Fortunately, from Namo Buddha Resort in Kavre to Tiger Mountain Lodge of Kaski, we already have successful examples of hilltop tourism, establishments that have set a standard for architecture, landscaping, fittings, cuisine, furniture and service that do justice to the vistas and cultural offerings.

It is not that, as a concept, hilltop hideaways are a novelty – think of the Kakani retreat of the British residents, or Takashi Miyahara’s Hotel Everest View at Syangboche which opened as early as 1971. Now, post-April 2015 earthquake we must contemplate quality tourism centered on the thumkas.

To understand the bounce-back ability of Nepali entrepreneurship, we may look at the Gorkha Gaun Resort, standing on a low ridge south of Gorkha town. The lodge, a venture of the local thumka owner and two US-returned Kathmandu entrepreneurs, had been open for just seven months when the earthquake hit, with its epicenter in the district itself.
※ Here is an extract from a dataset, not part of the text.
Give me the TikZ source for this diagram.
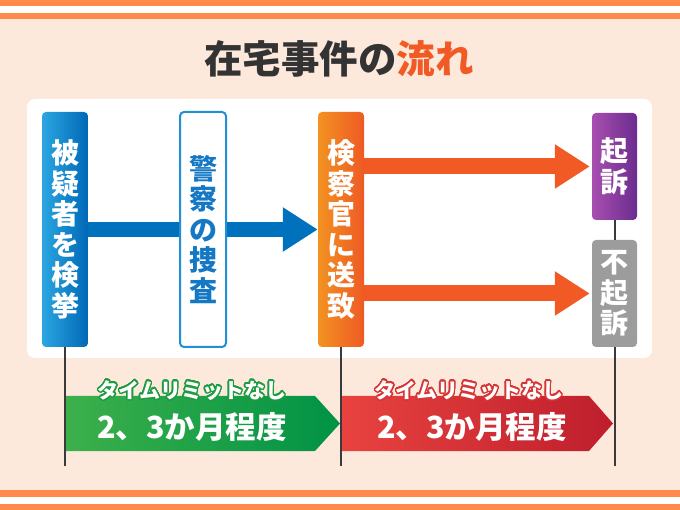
\documentclass[tikz,border=0pt]{standalone}
\usepackage{fontspec}
\setmainfont{Noto Sans CJK JP}
\usepackage{contour}
\contourlength{1.3pt}
\contournumber{32}
\usetikzlibrary{arrows.meta}
\definecolor{bgpeach}{HTML}{FDE9DB}
\definecolor{stripe}{HTML}{FF8A4B}
\definecolor{titlegray}{HTML}{333333}
\definecolor{titleorange}{HTML}{F15A24}
\definecolor{blueL}{HTML}{2CA6E0}
\definecolor{blueR}{HTML}{0068B7}
\definecolor{box2border}{HTML}{1F8FD6}
\definecolor{box2text}{HTML}{1478C4}
\definecolor{bluearrowc}{HTML}{0071BC}
\definecolor{orangeL}{HTML}{F39222}
\definecolor{orangeR}{HTML}{EE5A24}
\definecolor{orangearrowc}{HTML}{F15A24}
\definecolor{purpleL}{HTML}{A84FB0}
\definecolor{purpleR}{HTML}{6B2C8F}
\definecolor{grayc}{HTML}{9C9C9C}
\definecolor{greenL}{HTML}{3DB04B}
\definecolor{greenR}{HTML}{009245}
\definecolor{greenD}{HTML}{1E9A40}
\definecolor{redL}{HTML}{E8433F}
\definecolor{redR}{HTML}{BE1E2D}
\definecolor{redD}{HTML}{D73535}
\definecolor{linec}{HTML}{3A3A3A}
\begin{document}
\begin{tikzpicture}[x=1pt,y=-1pt,
  vbox/.style={rounded corners=4pt, minimum width=46pt, minimum height=235pt, inner sep=0pt,
    text=white, align=center, font=\fontsize{28}{30.5}\selectfont\bfseries},
  sbox/.style={vbox, minimum width=45pt, minimum height=107pt},
  bigarrow/.style={line width=15pt, -{Triangle[length=35pt,width=42pt]}},
  vline/.style={draw=linec, line width=2pt},
  bantop/.style={text=white, font=\fontsize{21}{23}\selectfont\bfseries, inner sep=0pt},
  banmain/.style={text=white, font=\fontsize{30.5}{33}\selectfont\bfseries, inner sep=0pt}
]
\useasboundingbox (0,0) rectangle (680,510);
\fill[bgpeach] (0,0) rectangle (680,510);
% stripes
\fill[stripe] (0,0) rectangle (680,6);
\fill[white] (0,6) rectangle (680,13);
\fill[stripe] (0,13) rectangle (680,19.5);
\fill[stripe] (0,490) rectangle (680,496.5);
\fill[white] (0,496.5) rectangle (680,503.5);
\fill[stripe] (0,503.5) rectangle (680,510);
% title
\node[font=\fontsize{38.5}{41}\selectfont\bfseries, text=titlegray] (title) at (339,58.5)
  {在宅事件の\textcolor{titleorange}{流れ}};
% panel
\fill[white, rounded corners=8pt] (27,99) rectangle (652,358);
% boxes
\node[vbox, left color=blueL, right color=blueR] (b1) at (65,229.5) {被\\疑\\者\\を\\検\\挙};
\node[vbox, left color=orangeL, right color=orangeR] (b3) at (341,229.5) {検\\察\\官\\に\\送\\致};
\node[sbox, left color=purpleL, right color=purpleR] (b4) at (614.5,166.5) {起\\訴};
\node[sbox, fill=grayc] (b5) at (614.5,293.5) {不\\起\\訴};
% arrows
\draw[bigarrow, draw=bluearrowc] (b1.east) -- (b3.west);
\draw[bigarrow, draw=orangearrowc, line width=16pt, shorten >=2pt] (b3.east |- b4.west) -- (b4.west);
\draw[bigarrow, draw=orangearrowc, line width=16pt, shorten >=2pt] (b3.east |- b5.west) -- (b5.west);
\node[vbox, draw=box2border, line width=2pt, fill=white, text=box2text] (b2) at (203,229.5) {警\\察\\の\\捜\\査};
% banners
\shade[left color=greenL, right color=greenR] (65,396) -- (315,396) -- (340,423.5) -- (315,451) -- (65,451) -- cycle;
\shade[left color=redL, right color=redR] (341,396) -- (589,396) -- (613,423.5) -- (589,451) -- (341,451) -- cycle;
\node[bantop] (gt) at (192,391) {\contour{greenD}{タイムリミットなし}};
\node[banmain] (gm) at (192,427) {2、3か月程度};
\node[bantop] (rt) at (469,391) {\contour{redD}{タイムリミットなし}};
\node[banmain] (rm) at (472,427) {2、3か月程度};
% vertical lines
\coordinate (e1) at (65,466);
\coordinate (e3) at (341,466);
\coordinate (e5) at (614.5,466);
\draw[vline] (b1.south) -- (e1);
\draw[vline] (b3.south) -- (e3);
\draw[vline] (b4.south) -- (b5.north);
\draw[vline] (b5.south) -- (e5);
\end{tikzpicture}
\end{document}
The buildings had all to be pulled down, and the proprietors required to revive their enthusiasm and arrange additional financing.
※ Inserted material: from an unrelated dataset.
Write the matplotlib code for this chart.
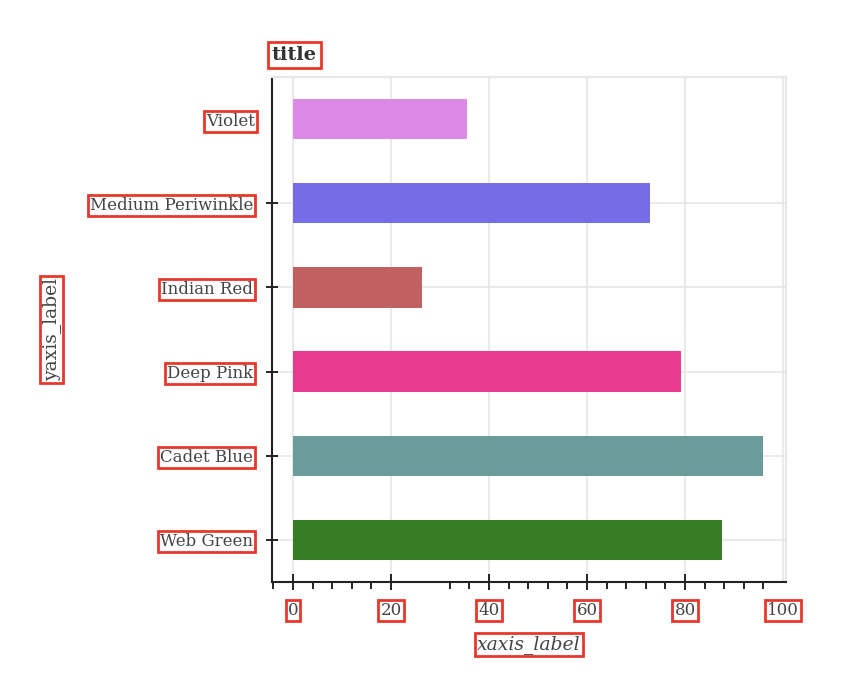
import matplotlib
matplotlib.use("Agg")
import matplotlib.pyplot as plt
from matplotlib.ticker import FixedLocator

categories = ["Web Green", "Cadet Blue", "Deep Pink", "Indian Red", "Medium Periwinkle", "Violet"]
values = [87.5, 95.9, 79.2, 26.3, 72.9, 35.6]
colors = ["#387c24", "#6a9c9c", "#e83a8f", "#c06060", "#766de6", "#dd8ae6"]
x_ticks = [0, 20, 40, 60, 80, 100]
x_minor = [-4, 4, 8, 12, 16, 32, 36, 44, 48, 52, 56, 64, 68, 72, 76, 84, 88, 92, 96]

plt.rcParams['font.family'] = ['DejaVu Serif']
box = dict(boxstyle='square,pad=0.12', fc='none', ec='#e8382a', lw=2)

fig = plt.figure(figsize=(8.42, 6.78), dpi=100)
ax = fig.add_axes([0.323, 0.1416, 0.6105, 0.7448])

ypos = list(range(len(categories)))
ax.barh(ypos, values, height=0.48, color=colors, zorder=3)

ax.set_xlim(-4.3, 100.6)
ax.set_ylim(-0.5, 5.5)

# y ticks: major (with tick marks/grid) for all but top category
ax.yaxis.set_major_locator(FixedLocator(ypos[:-1]))
ax.set_yticklabels(categories[:-1])
ax.yaxis.set_minor_locator(FixedLocator([ypos[-1]]))
ax.set_yticklabels([categories[-1]], minor=True)
ax.tick_params(axis='y', which='major', direction='inout', length=9, width=1.2, pad=9,
               labelsize=12, labelcolor='#444444')
ax.tick_params(axis='y', which='minor', length=0, pad=12, labelsize=12, labelcolor='#444444')

ax.set_xticks(x_ticks)
ax.set_xticks(x_minor, minor=True)
ax.tick_params(axis='x', which='major', direction='inout', length=11, width=1.2, pad=9,
               labelsize=12, labelcolor='#444444')
ax.tick_params(axis='x', which='minor', direction='out', length=5, width=1.2)
ax.xaxis.get_major_ticks()[-1].tick1line.set_visible(False)

ax.grid(True, which='major', color='#e6e6e6', lw=1.2, zorder=0)
ax.set_axisbelow(True)

for s in ['top', 'right']:
    ax.spines[s].set_color('#e6e6e6')
    ax.spines[s].set_linewidth(1.5)
for s in ['left', 'bottom']:
    ax.spines[s].set_color('#222222')
    ax.spines[s].set_linewidth(1.5)

for lbl in ax.get_xticklabels() + ax.get_yticklabels() + ax.get_yticklabels(minor=True):
    lbl.set_bbox(box)

ax.set_title('title', loc='left', fontsize=14, fontweight='bold', color='#333333', pad=12,
             bbox=dict(boxstyle='square,pad=0.2', fc='none', ec='#e8382a', lw=2))
ax.set_xlabel('xaxis_label', fontsize=13.5, style='italic', color='#444444', bbox=box)
ax.xaxis.set_label_coords(0.5, -0.105)
ax.set_ylabel('yaxis_label', fontsize=13.5, color='#444444', bbox=box)
ax.yaxis.set_label_coords(-0.41, 0.5)

fig.savefig('out.png', dpi=100)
While reconstruction programs have languished in most earthquake-hit areas, Gorkha Gaun’s reconstruction is almost complete, and the place is open for business once more. The place is a showcase for ‘thumka tourism’. Located at 900 m it has a spectacular view of the High Himalaya from Langtang in the east to Dhaulagiri to the west.

As seen from the resort, the mountain on which Gorkha Durbar is located is fortuitously situated in the gap between Ganesh Himal and Gorkha Himal, allowing full views of both these ranges. To the west of Gorkha Himal (Manaslu, Himalchuli, Baudha, Ngadi Chuli), also in surprising close-up, are the peaks of the Annapurna Himal.
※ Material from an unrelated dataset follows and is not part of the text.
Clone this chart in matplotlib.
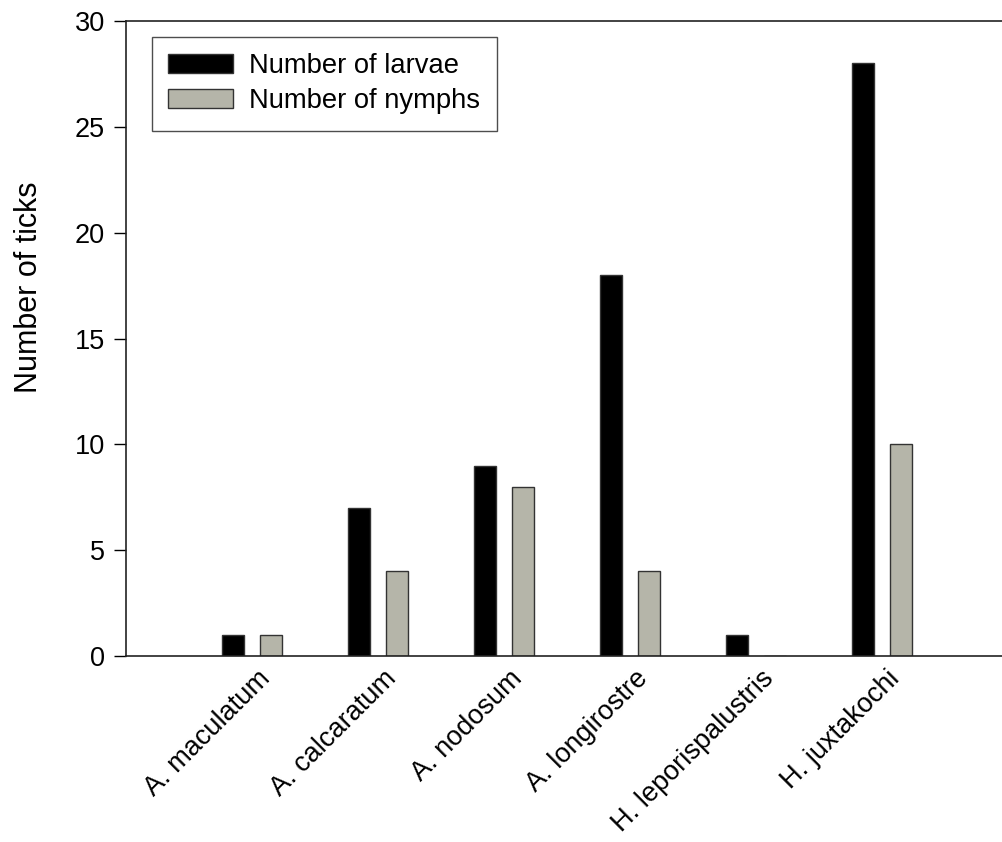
import matplotlib.pyplot as plt
import matplotlib
import numpy as np
from matplotlib.transforms import ScaledTranslation

matplotlib.rcParams['font.family'] = ['Liberation Sans', 'DejaVu Sans']

species = ['A. maculatum', 'A. calcaratum', 'A. nodosum', 'A. longirostre',
           'H. leporispalustris', 'H. juxtakochi']
larvae = [1, 7, 9, 18, 1, 28]
nymphs = [1, 4, 8, 4, 0, 10]


def main():
    fig = plt.figure(figsize=(10.02, 8.42), dpi=100)
    # axes spans a bit past the right edge, like the original
    ax = fig.add_axes([126 / 1002, 1 - 656 / 842, 882 / 1002, 635 / 842])

    x = np.arange(1, len(species) + 1)
    w = 0.18
    ax.bar(x - 0.15, larvae, w, color='black', edgecolor='#333333',
           linewidth=1, label='Number of larvae')
    ax.bar(x + 0.15, nymphs, w, color='#b5b5a9', edgecolor='#333333',
           linewidth=1, label='Number of nymphs')

    ax.set_xlim(0, 7)
    ax.set_ylim(0, 30)
    ax.set_yticks([0, 5, 10, 15, 20, 25, 30])
    ax.tick_params(axis='y', direction='out', length=9, width=1,
                   labelsize=19.5, pad=6)
    ax.set_xticks(x)
    ax.tick_params(axis='x', length=0, labelsize=19.5, pad=6)
    ax.set_xticklabels(species, rotation=45, ha='right', va='top',
                       rotation_mode='anchor')
    shift = ScaledTranslation(5 / 100, -1 / 100, fig.dpi_scale_trans)
    for lab in ax.get_xticklabels():
        lab.set_transform(lab.get_transform() + shift)

    ax.spines['right'].set_visible(False)
    for s in ['left', 'top', 'bottom']:
        ax.spines[s].set_linewidth(1.2)
        ax.spines[s].set_color('#222222')

    ax.set_ylabel('Number of ticks', fontsize=22)
    ax.yaxis.set_label_coords(-0.093, 0.58)

    leg = ax.legend(loc='upper left', bbox_to_anchor=(26 / 882, 1 - 16 / 635),
                    fontsize=19.7, frameon=True, fancybox=False,
                    handlelength=2.35, handleheight=0.7, handletextpad=0.6,
                    borderpad=0.6, labelspacing=0.33, borderaxespad=0)
    leg.get_frame().set_edgecolor('#222222')
    leg.get_frame().set_linewidth(1)

    plt.savefig('out.png', dpi=100, facecolor='white')


if __name__ == "__main__":
    main()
Gorkha Gaun is surrounded by community forests teeming with birdlife and a scattering of hamlets. The district headquarter is a 15 minute drive away, and the Gorkha Durbar complex is about as ‘culturo-historical’ as you can get, including the palace of founding king Prithvi Narayan, the temple of Kali, and the hermitage of the great yogi Gorakh Nath.

The rebuilt Gorkha Gaun has retained its slates on the roof, local black rock for the floor tiles, Chitwan bamboo furniture, and locally crafted windows and doors. Shampoo for the shower is placed in brass containers rather than plastic tubes, and the cotton towels are actually absorbent.

Long slabs of local rock make up the benches along Gorkha Gaun’s walkways. The proprietors have set up concentric hikes, one that circles the immediate thumka, another traveling down to the Leudi river valley, and a five-hour trek that takes you to Manakamana Temple and cable car.

Gorkha Gaun speaks for Nepal’s tourism entrepreneurs who will not be browbeaten by earthquakes, and who understand the high value of hilltops for the society and economy. Most importantly, these entrepreneurs understand that Nepal should not sell itself cheap when it has such a monopoly over so much that the world wants to experience.